** Start of Data shown **

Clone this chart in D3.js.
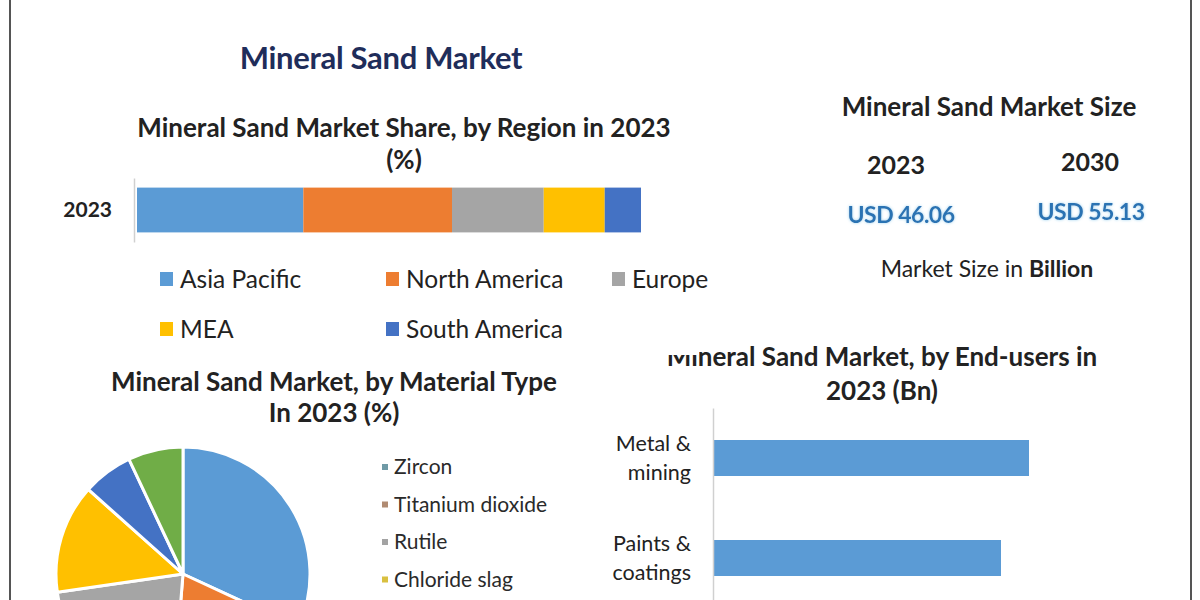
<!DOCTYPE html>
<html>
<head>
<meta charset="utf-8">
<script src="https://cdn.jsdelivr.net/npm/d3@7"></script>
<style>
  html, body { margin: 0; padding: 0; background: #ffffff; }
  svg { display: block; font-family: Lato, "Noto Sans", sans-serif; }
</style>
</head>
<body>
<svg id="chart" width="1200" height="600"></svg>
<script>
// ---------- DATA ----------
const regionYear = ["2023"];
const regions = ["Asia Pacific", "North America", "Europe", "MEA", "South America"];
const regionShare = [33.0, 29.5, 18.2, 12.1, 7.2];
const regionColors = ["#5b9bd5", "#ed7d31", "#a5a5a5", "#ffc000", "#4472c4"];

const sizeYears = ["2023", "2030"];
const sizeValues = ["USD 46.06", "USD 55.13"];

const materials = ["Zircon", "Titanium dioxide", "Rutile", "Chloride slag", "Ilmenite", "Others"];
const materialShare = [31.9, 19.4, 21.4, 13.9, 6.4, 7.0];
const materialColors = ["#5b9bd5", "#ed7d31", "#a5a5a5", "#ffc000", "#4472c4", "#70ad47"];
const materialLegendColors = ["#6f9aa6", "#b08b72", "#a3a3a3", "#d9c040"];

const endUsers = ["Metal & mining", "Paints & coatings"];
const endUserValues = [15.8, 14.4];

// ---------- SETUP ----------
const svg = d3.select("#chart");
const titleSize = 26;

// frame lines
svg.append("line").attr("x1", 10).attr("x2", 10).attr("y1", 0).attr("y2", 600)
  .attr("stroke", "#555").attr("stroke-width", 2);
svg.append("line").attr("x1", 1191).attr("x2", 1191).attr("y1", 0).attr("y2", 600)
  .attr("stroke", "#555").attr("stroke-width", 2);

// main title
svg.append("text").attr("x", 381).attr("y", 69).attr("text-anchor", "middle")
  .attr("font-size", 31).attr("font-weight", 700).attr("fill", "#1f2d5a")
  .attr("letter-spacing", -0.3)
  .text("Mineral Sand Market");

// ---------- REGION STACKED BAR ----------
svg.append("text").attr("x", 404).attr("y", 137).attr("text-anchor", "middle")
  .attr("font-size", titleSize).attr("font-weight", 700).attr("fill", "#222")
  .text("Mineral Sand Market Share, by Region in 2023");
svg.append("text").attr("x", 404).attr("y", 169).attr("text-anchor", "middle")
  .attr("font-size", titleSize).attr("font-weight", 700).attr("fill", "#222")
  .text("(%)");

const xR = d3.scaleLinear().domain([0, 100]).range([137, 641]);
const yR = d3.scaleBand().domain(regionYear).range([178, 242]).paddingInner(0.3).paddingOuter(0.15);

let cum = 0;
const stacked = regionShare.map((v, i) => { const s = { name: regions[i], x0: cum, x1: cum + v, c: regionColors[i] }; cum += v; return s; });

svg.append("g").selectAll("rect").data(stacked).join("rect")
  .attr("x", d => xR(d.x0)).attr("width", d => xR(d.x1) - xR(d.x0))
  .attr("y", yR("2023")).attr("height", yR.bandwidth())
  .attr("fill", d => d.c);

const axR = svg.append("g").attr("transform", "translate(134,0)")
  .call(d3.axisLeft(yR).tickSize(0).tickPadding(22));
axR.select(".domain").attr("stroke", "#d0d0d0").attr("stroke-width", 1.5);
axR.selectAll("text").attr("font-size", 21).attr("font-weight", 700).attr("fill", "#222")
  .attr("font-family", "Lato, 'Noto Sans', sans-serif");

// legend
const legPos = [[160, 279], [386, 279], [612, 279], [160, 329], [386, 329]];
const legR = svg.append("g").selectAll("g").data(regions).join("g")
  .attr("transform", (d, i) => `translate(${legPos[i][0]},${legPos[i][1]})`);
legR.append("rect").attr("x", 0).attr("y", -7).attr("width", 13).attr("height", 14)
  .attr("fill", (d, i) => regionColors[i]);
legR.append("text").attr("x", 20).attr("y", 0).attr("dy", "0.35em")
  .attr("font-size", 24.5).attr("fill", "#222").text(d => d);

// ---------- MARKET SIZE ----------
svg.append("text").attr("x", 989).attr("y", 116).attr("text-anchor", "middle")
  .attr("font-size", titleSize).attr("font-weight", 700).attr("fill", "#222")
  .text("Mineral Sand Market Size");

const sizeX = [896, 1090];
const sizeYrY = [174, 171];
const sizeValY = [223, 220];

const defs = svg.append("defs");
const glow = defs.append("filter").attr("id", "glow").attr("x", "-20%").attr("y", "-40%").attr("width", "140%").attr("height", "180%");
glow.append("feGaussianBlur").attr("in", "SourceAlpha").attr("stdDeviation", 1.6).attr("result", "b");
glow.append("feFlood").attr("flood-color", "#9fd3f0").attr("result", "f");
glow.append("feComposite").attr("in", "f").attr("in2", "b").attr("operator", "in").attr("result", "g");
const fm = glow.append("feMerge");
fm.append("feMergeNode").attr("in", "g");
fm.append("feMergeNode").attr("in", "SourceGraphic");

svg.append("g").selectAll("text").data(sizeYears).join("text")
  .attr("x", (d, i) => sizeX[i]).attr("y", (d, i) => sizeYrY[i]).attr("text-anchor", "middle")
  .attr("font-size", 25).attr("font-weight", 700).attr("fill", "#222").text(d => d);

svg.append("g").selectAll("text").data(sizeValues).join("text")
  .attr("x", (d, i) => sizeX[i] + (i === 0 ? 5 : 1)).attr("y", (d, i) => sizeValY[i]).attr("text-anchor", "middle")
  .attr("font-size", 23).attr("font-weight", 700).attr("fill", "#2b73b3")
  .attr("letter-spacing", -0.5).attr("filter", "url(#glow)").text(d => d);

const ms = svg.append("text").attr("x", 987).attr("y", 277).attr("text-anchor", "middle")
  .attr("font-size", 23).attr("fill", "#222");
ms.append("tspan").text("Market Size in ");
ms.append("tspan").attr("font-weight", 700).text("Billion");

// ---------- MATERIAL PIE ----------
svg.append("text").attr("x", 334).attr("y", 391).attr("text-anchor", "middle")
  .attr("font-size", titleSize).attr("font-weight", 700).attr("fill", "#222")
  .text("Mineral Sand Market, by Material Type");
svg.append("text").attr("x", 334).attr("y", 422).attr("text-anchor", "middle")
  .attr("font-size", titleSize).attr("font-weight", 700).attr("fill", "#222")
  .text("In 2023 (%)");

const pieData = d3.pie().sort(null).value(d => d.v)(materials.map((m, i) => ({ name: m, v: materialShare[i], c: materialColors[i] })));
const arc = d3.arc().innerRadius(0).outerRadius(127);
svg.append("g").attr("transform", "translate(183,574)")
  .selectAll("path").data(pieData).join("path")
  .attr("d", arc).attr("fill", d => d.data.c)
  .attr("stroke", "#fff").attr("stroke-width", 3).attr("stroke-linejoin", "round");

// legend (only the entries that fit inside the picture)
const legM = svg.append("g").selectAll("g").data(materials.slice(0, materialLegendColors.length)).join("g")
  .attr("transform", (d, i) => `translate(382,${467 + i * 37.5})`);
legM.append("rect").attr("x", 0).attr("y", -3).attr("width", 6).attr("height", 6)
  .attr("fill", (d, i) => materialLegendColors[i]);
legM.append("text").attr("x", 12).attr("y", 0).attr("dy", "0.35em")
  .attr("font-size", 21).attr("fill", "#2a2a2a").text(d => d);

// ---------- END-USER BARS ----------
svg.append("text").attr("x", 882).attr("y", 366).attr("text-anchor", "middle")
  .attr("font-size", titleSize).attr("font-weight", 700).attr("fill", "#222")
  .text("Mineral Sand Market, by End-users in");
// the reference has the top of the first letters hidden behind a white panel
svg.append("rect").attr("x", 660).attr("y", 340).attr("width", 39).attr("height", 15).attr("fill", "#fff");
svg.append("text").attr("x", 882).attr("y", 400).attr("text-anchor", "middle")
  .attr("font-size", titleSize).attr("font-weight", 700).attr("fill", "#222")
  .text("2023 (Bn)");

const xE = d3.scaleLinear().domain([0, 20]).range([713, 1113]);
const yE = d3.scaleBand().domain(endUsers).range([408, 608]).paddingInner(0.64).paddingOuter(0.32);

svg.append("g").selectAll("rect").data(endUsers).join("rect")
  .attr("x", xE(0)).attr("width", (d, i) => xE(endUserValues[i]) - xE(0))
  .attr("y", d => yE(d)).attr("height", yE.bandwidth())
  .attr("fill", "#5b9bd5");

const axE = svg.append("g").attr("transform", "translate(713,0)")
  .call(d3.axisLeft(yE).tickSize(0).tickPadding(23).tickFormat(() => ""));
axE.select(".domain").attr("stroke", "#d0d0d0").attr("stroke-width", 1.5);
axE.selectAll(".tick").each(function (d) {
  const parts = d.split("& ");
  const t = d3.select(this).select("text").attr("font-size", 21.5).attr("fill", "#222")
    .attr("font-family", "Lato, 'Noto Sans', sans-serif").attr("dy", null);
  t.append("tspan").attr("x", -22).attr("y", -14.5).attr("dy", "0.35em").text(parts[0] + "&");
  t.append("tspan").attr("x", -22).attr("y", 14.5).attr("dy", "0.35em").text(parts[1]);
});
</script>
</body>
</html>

** End of Data shown **
** Start of Data shown **

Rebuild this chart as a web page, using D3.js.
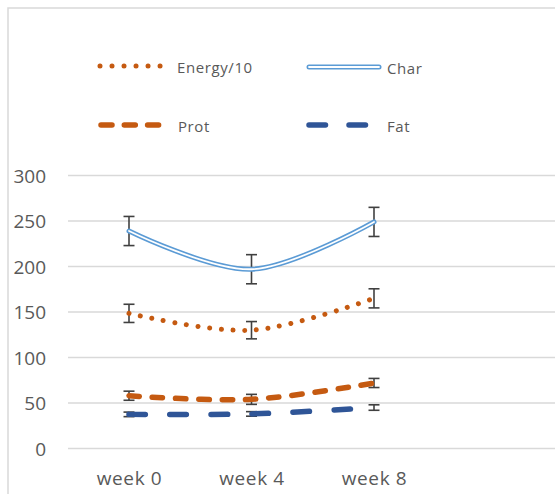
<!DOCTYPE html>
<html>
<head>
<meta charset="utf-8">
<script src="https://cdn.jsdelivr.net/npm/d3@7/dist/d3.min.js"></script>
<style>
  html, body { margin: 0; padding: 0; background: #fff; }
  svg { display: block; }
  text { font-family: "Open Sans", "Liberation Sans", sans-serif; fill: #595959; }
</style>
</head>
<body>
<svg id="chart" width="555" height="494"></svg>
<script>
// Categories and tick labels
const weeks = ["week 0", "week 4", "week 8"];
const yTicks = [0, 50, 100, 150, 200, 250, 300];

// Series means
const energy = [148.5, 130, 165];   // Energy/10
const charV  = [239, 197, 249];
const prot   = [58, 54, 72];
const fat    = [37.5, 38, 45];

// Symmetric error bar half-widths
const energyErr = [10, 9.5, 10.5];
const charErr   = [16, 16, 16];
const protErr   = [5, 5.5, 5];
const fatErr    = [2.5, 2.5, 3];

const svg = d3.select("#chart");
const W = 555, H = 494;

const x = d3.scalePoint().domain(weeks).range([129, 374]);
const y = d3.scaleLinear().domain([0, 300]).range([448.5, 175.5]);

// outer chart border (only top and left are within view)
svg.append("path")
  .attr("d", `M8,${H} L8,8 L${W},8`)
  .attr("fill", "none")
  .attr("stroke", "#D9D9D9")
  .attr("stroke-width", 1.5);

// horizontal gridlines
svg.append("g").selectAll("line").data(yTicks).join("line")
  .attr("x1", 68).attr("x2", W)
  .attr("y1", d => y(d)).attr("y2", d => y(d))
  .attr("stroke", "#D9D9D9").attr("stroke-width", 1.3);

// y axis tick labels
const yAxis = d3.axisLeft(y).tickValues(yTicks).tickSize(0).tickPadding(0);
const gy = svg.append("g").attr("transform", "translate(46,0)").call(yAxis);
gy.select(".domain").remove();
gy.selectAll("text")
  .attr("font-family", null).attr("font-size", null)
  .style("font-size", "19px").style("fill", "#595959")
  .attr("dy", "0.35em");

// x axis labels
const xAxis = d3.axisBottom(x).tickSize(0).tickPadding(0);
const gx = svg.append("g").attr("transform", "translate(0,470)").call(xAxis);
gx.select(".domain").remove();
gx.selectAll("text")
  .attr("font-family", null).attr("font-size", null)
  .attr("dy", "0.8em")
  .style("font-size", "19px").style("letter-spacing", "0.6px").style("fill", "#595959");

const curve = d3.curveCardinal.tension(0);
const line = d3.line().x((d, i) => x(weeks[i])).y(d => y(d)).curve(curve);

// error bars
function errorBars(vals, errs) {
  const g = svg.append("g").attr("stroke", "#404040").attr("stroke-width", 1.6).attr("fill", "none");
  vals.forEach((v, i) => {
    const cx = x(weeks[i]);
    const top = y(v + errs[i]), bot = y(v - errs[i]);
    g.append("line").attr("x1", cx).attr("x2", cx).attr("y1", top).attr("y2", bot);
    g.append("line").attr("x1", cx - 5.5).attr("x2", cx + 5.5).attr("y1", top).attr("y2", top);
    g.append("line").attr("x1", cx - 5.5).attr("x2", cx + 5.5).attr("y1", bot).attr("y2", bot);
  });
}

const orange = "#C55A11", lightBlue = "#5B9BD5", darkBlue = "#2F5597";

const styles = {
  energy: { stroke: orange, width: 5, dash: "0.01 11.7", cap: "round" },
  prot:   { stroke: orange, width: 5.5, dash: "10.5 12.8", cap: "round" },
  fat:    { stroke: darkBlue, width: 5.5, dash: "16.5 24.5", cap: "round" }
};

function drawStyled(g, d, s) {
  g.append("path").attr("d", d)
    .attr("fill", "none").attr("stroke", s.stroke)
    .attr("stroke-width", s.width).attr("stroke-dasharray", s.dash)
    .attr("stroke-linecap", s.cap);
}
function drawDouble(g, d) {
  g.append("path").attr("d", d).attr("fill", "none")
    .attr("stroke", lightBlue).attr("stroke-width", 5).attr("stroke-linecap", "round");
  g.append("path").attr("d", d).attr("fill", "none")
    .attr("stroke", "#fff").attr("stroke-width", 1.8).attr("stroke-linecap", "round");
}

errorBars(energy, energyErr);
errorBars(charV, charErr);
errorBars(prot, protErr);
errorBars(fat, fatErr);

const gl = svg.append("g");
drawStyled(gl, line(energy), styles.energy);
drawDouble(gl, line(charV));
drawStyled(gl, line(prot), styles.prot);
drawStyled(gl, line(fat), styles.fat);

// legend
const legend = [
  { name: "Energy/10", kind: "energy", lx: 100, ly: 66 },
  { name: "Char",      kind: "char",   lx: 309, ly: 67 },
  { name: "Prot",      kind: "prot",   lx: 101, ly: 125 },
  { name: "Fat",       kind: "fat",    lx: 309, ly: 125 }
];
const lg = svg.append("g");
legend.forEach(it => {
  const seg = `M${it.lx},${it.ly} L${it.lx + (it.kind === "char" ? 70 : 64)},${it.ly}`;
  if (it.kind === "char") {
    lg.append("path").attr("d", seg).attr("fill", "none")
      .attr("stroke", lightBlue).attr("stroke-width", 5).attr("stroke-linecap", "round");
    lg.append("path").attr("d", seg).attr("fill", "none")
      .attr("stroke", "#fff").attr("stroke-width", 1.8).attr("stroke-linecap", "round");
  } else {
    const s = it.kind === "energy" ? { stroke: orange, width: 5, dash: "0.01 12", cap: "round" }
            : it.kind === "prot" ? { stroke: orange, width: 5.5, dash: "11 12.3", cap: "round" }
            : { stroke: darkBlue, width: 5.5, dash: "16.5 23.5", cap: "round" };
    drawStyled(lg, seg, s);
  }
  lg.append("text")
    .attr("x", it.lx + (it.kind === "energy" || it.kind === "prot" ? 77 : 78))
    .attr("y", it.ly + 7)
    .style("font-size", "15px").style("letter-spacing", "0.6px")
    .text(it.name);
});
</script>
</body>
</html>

** End of Data shown **

> [Written instruction] Going back to the data above, write out everything from the line with "Rebuild this chart" down to the line with "[37.5, 38, 45];", both included, leaving every picture out.

> [Written reply]
Rebuild this chart as a web page, using D3.js.
<!DOCTYPE html>
<html>
<head>
<meta charset="utf-8">
<script src="https://cdn.jsdelivr.net/npm/d3@7/dist/d3.min.js"></script>
<style>
  html, body { margin: 0; padding: 0; background: #fff; }
  svg { display: block; }
  text { font-family: "Open Sans", "Liberation Sans", sans-serif; fill: #595959; }
</style>
</head>
<body>
<svg id="chart" width="555" height="494"></svg>
<script>
// Categories and tick labels
const weeks = ["week 0", "week 4", "week 8"];
const yTicks = [0, 50, 100, 150, 200, 250, 300];

// Series means
const energy = [148.5, 130, 165];   // Energy/10
const charV  = [239, 197, 249];
const prot   = [58, 54, 72];
const fat    = [37.5, 38, 45];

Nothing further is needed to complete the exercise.